Early detection of chronic kidney diseaseBMJ 2008; 337 doi: https://doi.org/10.1136/bmj.a1618 (Published 01 October 2008) Cite this as: BMJ 2008;337:a1618
- J Feehally, consultant nephrologist1,
- K E Griffith, general practitioner2,
- E J Lamb, consultant clinical scientist3,
- D J O’Donoghue, national clinical director for kidney care for England45,
- C R V Tomson, consultant nephrologist6
- 1University Hospitals of Leicester NHS Trust, Leicester LE5 4PW
- 2Wenlock Terrace Surgery, York
- 3East Kent Hospitals NHS Trust, Canterbury
- 4Department of Health, London
- 5Salford Royal Hospitals Foundation Trust, Salford
- 6North Bristol Hospitals NHS Trust, Bristol
- Correspondence to: J Feehally
- Accepted 6 July 2008
The number of patients receiving long term renal replacement therapy in the United Kingdom is growing inexorably and treatment already consumes more than 2% of the total NHS budget. The cost of managing patients who present late in the course of progressive chronic kidney disease, the evidence that progression can be slowed or halted, and evidence that chronic kidney disease is associated with increased risk of cardiovascular disease have focused attention on how to optimise the management of early disease in primary care. Policies and guidelines have been designed to improve the recognition, management, and referral of patients with chronic kidney disease by non-specialists. However, the routine laboratory estimation of glomerular filtration rate (GFR) using the simplified modification of diet in renal disease (MDRD) equation has proved controversial.1 Here we describe the UK policies on identifying and managing chronic kidney disease and address some of the concerns about estimating GFR.

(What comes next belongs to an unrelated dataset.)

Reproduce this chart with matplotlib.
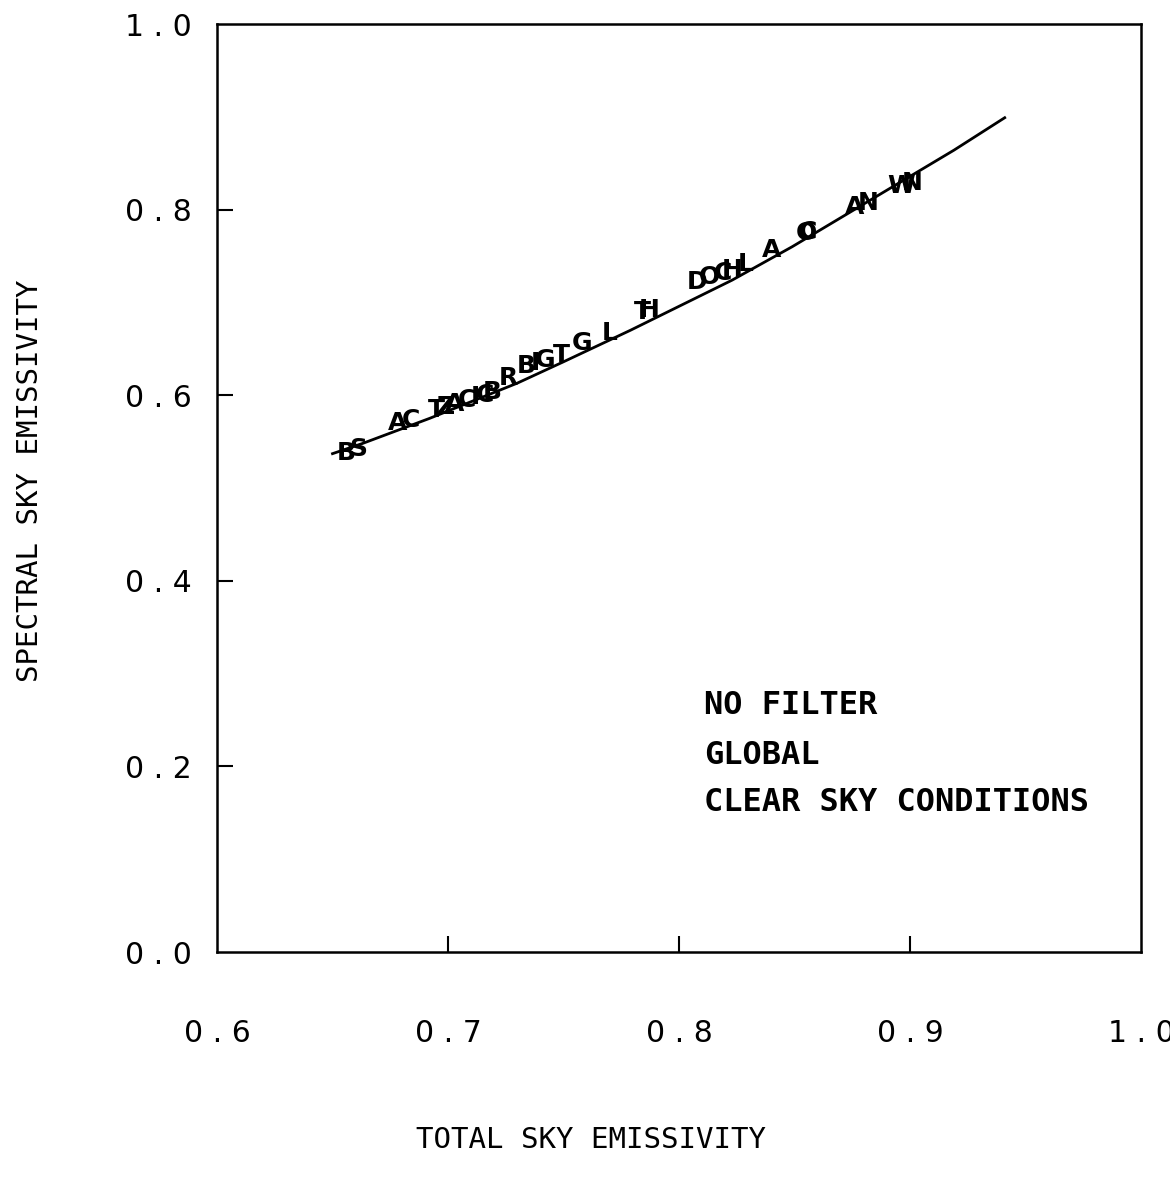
import matplotlib
matplotlib.use("Agg")
import matplotlib.pyplot as plt

# Fitted curve
line_x = [0.650, 0.663, 0.692, 0.730, 0.750, 0.779, 0.823, 0.849, 0.919, 0.941]
line_y = [0.537, 0.548, 0.575, 0.613, 0.636, 0.670, 0.724, 0.760, 0.864, 0.899]

# Letter-coded station points
pt_labels = ["B", "S", "A", "C", "T", "Z", "A", "C", "I", "C", "B", "R",
             "B", "I", "G", "T", "G", "L", "T", "H", "D", "O", "C", "H",
             "L", "A", "O", "C", "A", "N", "W", "N"]
pt_x = [0.656, 0.661, 0.678, 0.684, 0.695, 0.699, 0.703, 0.708, 0.712, 0.716, 0.719, 0.726,
        0.734, 0.738, 0.742, 0.749, 0.758, 0.770, 0.784, 0.787, 0.808, 0.813, 0.819, 0.823,
        0.829, 0.840, 0.855, 0.856, 0.876, 0.882, 0.896, 0.901]
pt_y = [0.538, 0.542, 0.570, 0.573, 0.584, 0.587, 0.591, 0.595, 0.598, 0.600, 0.603, 0.618,
        0.632, 0.635, 0.638, 0.643, 0.656, 0.667, 0.690, 0.692, 0.722, 0.727, 0.732, 0.735,
        0.741, 0.757, 0.775, 0.776, 0.803, 0.807, 0.825, 0.829]

x_ticks = [0.6, 0.7, 0.8, 0.9, 1.0]
x_ticklabels = ["0 . 6", "0 . 7", "0 . 8", "0 . 9", "1 . 0"]
y_ticks = [0.0, 0.2, 0.4, 0.6, 0.8, 1.0]
y_ticklabels = ["0 . 0", "0 . 2", "0 . 4", "0 . 6", "0 . 8", "1 . 0"]

notes = ["NO FILTER", "GLOBAL", "CLEAR SKY CONDITIONS"]

fig = plt.figure(figsize=(11.70, 11.87), dpi=100)
ax = fig.add_axes([217/1170, 1 - 952/1187, (1141-217)/1170, (952-24)/1187])
ax.set_xlim(0.6, 1.0)
ax.set_ylim(0.0, 1.0)

ax.plot(line_x, line_y, color="black", lw=2.0)
for lab, xx, yy in zip(pt_labels, pt_x, pt_y):
    ax.text(xx, yy, lab, ha="center", va="center", fontsize=18,
            family="DejaVu Sans", fontweight="bold", color="black")

ax.set_xticks(x_ticks)
ax.set_xticklabels(x_ticklabels)
ax.set_yticks(y_ticks)
ax.set_yticklabels(y_ticklabels)
ax.tick_params(axis="both", direction="in", length=11.5, width=1.5,
               labelsize=21.5, color="black")
ax.tick_params(axis="x", pad=48)
ax.tick_params(axis="y", pad=18)
for axis in (ax.xaxis, ax.yaxis):
    ticks = axis.get_major_ticks()
    for t in (ticks[0], ticks[-1]):
        t.tick1line.set_visible(False)
        t.tick2line.set_visible(False)
for s in ax.spines.values():
    s.set_linewidth(1.8)

ty = [0.266, 0.212, 0.161]
for t, yy in zip(notes, ty):
    ax.text(0.8108, yy, t, ha="left", va="center", fontsize=23,
            family="DejaVu Sans Mono", fontweight="bold")

fig.text(591/1170, 1 - 1140/1187, "TOTAL SKY EMISSIVITY", ha="center", va="center",
         fontsize=21, family="DejaVu Sans Mono")
fig.text(30/1170, 1 - 481/1187, "SPECTRAL SKY EMISSIVITY", ha="center", va="center",
         rotation=90, fontsize=21, family="DejaVu Sans Mono")

fig.savefig("out.png", dpi=100, facecolor="white")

Strategic purpose of estimating GFR
The NHS leads the world in the development of a coherent strategy to improve the quality of care for people with chronic kidney disease. The national service framework for renal services for England was introduced in response to recognition of the growth (and cost) of the treatment of established renal failure.2 3 Renal replacement therapy costs around £30 000 (€37 000; $53 000) a year for each patient, and late referral may cost a further £15 000. The framework adopted a five stage classification of chronic kidney disease based in part on GFR and recommended systematic monitoring of kidney function in at risk populations—those with hypertension, diabetes, vascular disease, urological abnormalities, a family history of kidney disease, or taking drugs that can affect kidney function.